By early this month, Foxconn’s offer had risen to 10,000 yuan (US$1,400) for newly hired employees who wanted to quit and return home, the finance news outlet Cailianshe reported, citing unidentified recruiting agents. But many stayed — until this week, at least. On Wednesday, workers were heard in a video saying that Foxconn had failed to honor its promise of an attractive bonus and pay package after they arrived to work at the plant. 

Bloomberg, quoting Natixis’ chief Asia Pacific economist Alicia Garcia Herrero said that while Foxconn’s troubles have drawn the most attention because of the company’s prominence and size, its struggles also suggest that others may be having even more trouble operating within the parameters of China’s policies. “You see cases like Foxconn, and every company is now asking themselves, ‘Will that happen to me?’” 

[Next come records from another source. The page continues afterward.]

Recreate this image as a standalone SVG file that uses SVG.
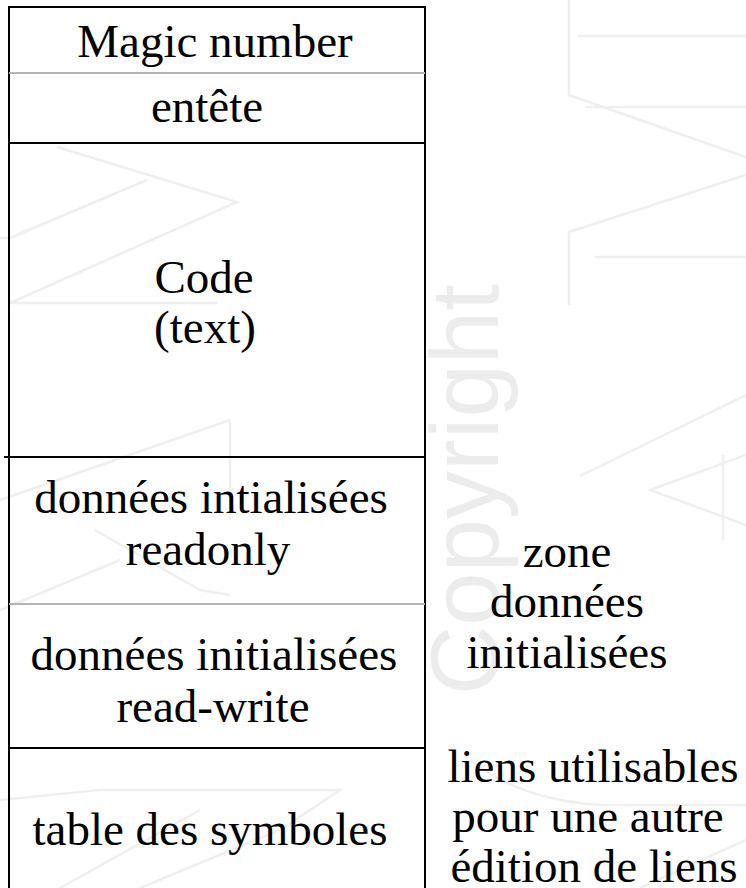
<svg xmlns="http://www.w3.org/2000/svg" width="746" height="888" viewBox="0 0 746 888">
  <style>
    .t { font-family: "Liberation Serif", "Times New Roman", serif; font-size: 47px; fill: #000; text-anchor: middle; }
    .frame { fill: none; stroke: #000; stroke-width: 2; }
    .sep { stroke: #000; stroke-width: 2; }
    .sep-light { stroke: #b4b4b4; stroke-width: 2; }
    .wm { fill: none; stroke: #efefef; stroke-width: 2.5; }
    .wmtext { font-family: "Liberation Sans", Arial, sans-serif; font-size: 96px; fill: #ececec; }
  </style>
  <rect width="746" height="888" fill="#ffffff"/>

  <g id="watermark">
    <path class="wm" d="M569,0 V95 L746,157 M578,36 H746 M585,107 H746 M746,175 L569,232 V305 M595,257 H746"/>
    <path class="wm" d="M746,395 L580,476 M746,455 L650,490 L746,525 M723,455 V540"/>
    <path class="wm" d="M57,147 L237,202 L10,303 M147,180 L10,238 H0 M10,303 H217"/>
    <path class="wm" d="M0,500 L230,420 M95,530 L200,590 L230,595 M230,420 V520 M0,610 L120,560"/>
    <path class="wm" d="M0,800 L100,790 H340 L280,830 L140,888 M60,888 L200,810"/>
    <path class="wm" d="M470,760 Q520,800 600,805 H746 M640,888 L746,840"/>
    <text class="wmtext" transform="translate(498,695) rotate(-90)">Copyright</text>
  </g>

  <g id="memory-layout">
    <path class="frame" d="M9,888 V7 H425 V888"/>
  </g>

  <g id="node-magic">
    <text class="t" x="215" y="57">Magic number</text>
  </g>
  <g id="node-entete">
    <line class="sep-light" x1="9" y1="73" x2="425" y2="73"/>
    <text class="t" x="207" y="122">entête</text>
  </g>
  <g id="node-code">
    <line class="sep" x1="9" y1="143" x2="425" y2="143"/>
    <text class="t" x="204" y="293">Code</text>
    <text class="t" x="205" y="343">(text)</text>
  </g>
  <g id="node-ro">
    <line class="sep" x1="4" y1="457" x2="425" y2="457"/>
    <text class="t" x="211" y="513">données intialisées</text>
    <text class="t" x="208" y="565">readonly</text>
  </g>
  <g id="node-rw">
    <line class="sep-light" x1="9" y1="604" x2="425" y2="604"/>
    <text class="t" x="214" y="670">données initialisées</text>
    <text class="t" x="213" y="722">read-write</text>
  </g>
  <g id="node-symtab">
    <line class="sep" x1="9" y1="748" x2="425" y2="748"/>
    <text class="t" x="210" y="845">table des symboles</text>
  </g>

  <g id="label-zone">
    <text class="t" x="567" y="567">zone</text>
    <text class="t" x="567" y="617">données</text>
    <text class="t" x="567" y="668">initialisées</text>
  </g>
  <g id="label-liens">
    <text class="t" x="593" y="782">liens utilisables</text>
    <text class="t" x="588" y="832">pour une autre</text>
    <text class="t" x="594" y="882">édition de liens</text>
  </g>

  <g id="connectors"></g>
</svg>
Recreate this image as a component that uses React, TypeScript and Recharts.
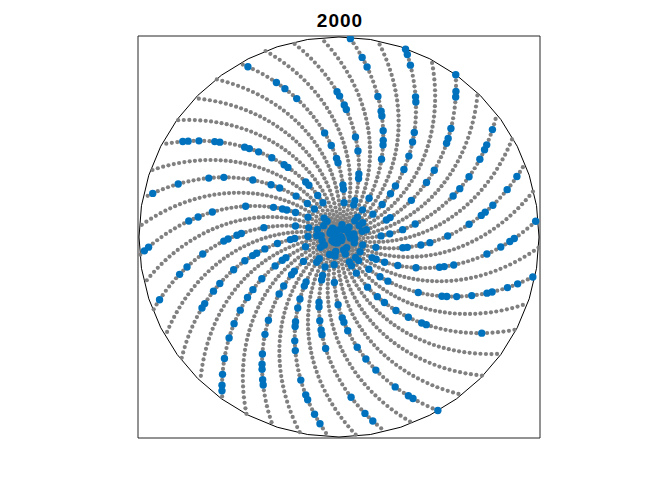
import { ScatterChart, Scatter, XAxis, YAxis, ReferenceArea } from 'recharts'

// title says 2000: the integers 1..2000, each drawn at polar (r = n, theta = n radians)
const COUNT = 2000
const NUMBERS = Array.from({ length: COUNT }, (_, i) => i + 1)

function isPrime(n: number): boolean {
  if (n < 2) return false
  for (let d = 2; d * d <= n; d++) if (n % d === 0) return false
  return true
}

// blue markers are the primes among them
const PRIMES = NUMBERS.filter(isPrime)

const RING_RADIUS = 2000
const RING_STEPS = 40
const LIMIT = 2010

const toPoint = (n: number) => ({ x: n * Math.cos(n), y: n * Math.sin(n) })

const allPoints = NUMBERS.map(toPoint)
const primePoints = PRIMES.map(toPoint)
const ring = Array.from({ length: RING_STEPS + 1 }, (_, i) => {
  const t = (i / RING_STEPS) * 2 * Math.PI
  return { x: RING_RADIUS * Math.cos(t), y: RING_RADIUS * Math.sin(t) }
})

const GrayDot = (p: any) => <circle cx={p.cx} cy={p.cy} r={2.1} fill="#808080" />
const BlueDot = (p: any) => <circle cx={p.cx} cy={p.cy} r={3.7} fill="#0072BD" />

export default function App() {
  return (
    <div style={{ position: 'absolute', left: 0, top: 0, width: 656, height: 492, background: '#fff' }}>
      <div
        style={{
          position: 'absolute', left: 240, top: 11, width: 200, textAlign: 'center',
          fontFamily: '"Liberation Sans", Arial, sans-serif', fontWeight: 'bold',
          fontSize: 19, lineHeight: '19px', letterSpacing: 1, color: '#000',
        }}
      >
        2000
      </div>
      <ScatterChart width={656} height={492} margin={{ top: 36, left: 138, right: 116, bottom: 54 }}>
        <XAxis type="number" dataKey="x" domain={[-LIMIT, LIMIT]} hide allowDataOverflow />
        <YAxis type="number" dataKey="y" domain={[-LIMIT, LIMIT]} hide allowDataOverflow />
        <ReferenceArea x1={-LIMIT} x2={LIMIT} y1={-LIMIT} y2={LIMIT} fill="none" fillOpacity={0}
          stroke="#262626" strokeWidth={1} ifOverflow="visible" />
        <Scatter data={ring} line={{ stroke: '#000', strokeWidth: 1 }} shape={() => <g />}
          isAnimationActive={false} legendType="none" />
        <Scatter data={allPoints} shape={GrayDot} isAnimationActive={false} />
        <Scatter data={primePoints} shape={BlueDot} isAnimationActive={false} />
      </ScatterChart>
    </div>
  )
}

“Any company that depends on manufacturing has to consider alternatives. It will be costly, but it will be less costly than only relying on China and then China doesn’t open up.” Herrero even suggested that China’s economy could still take a year to 18 months to open up, and that could spell doom for both Apple and Foxconn. The upside is that Apple, under the helm of Tim Cook, has been developing alternatives in its supply chains.

Assembly partners such as Foxconn are now making more iPhone 14 models in India than any previous generation, and are beginning to use the country as an export base. The same Taiwanese giant is also expanding in Vietnam and Thailand, to further support Apple.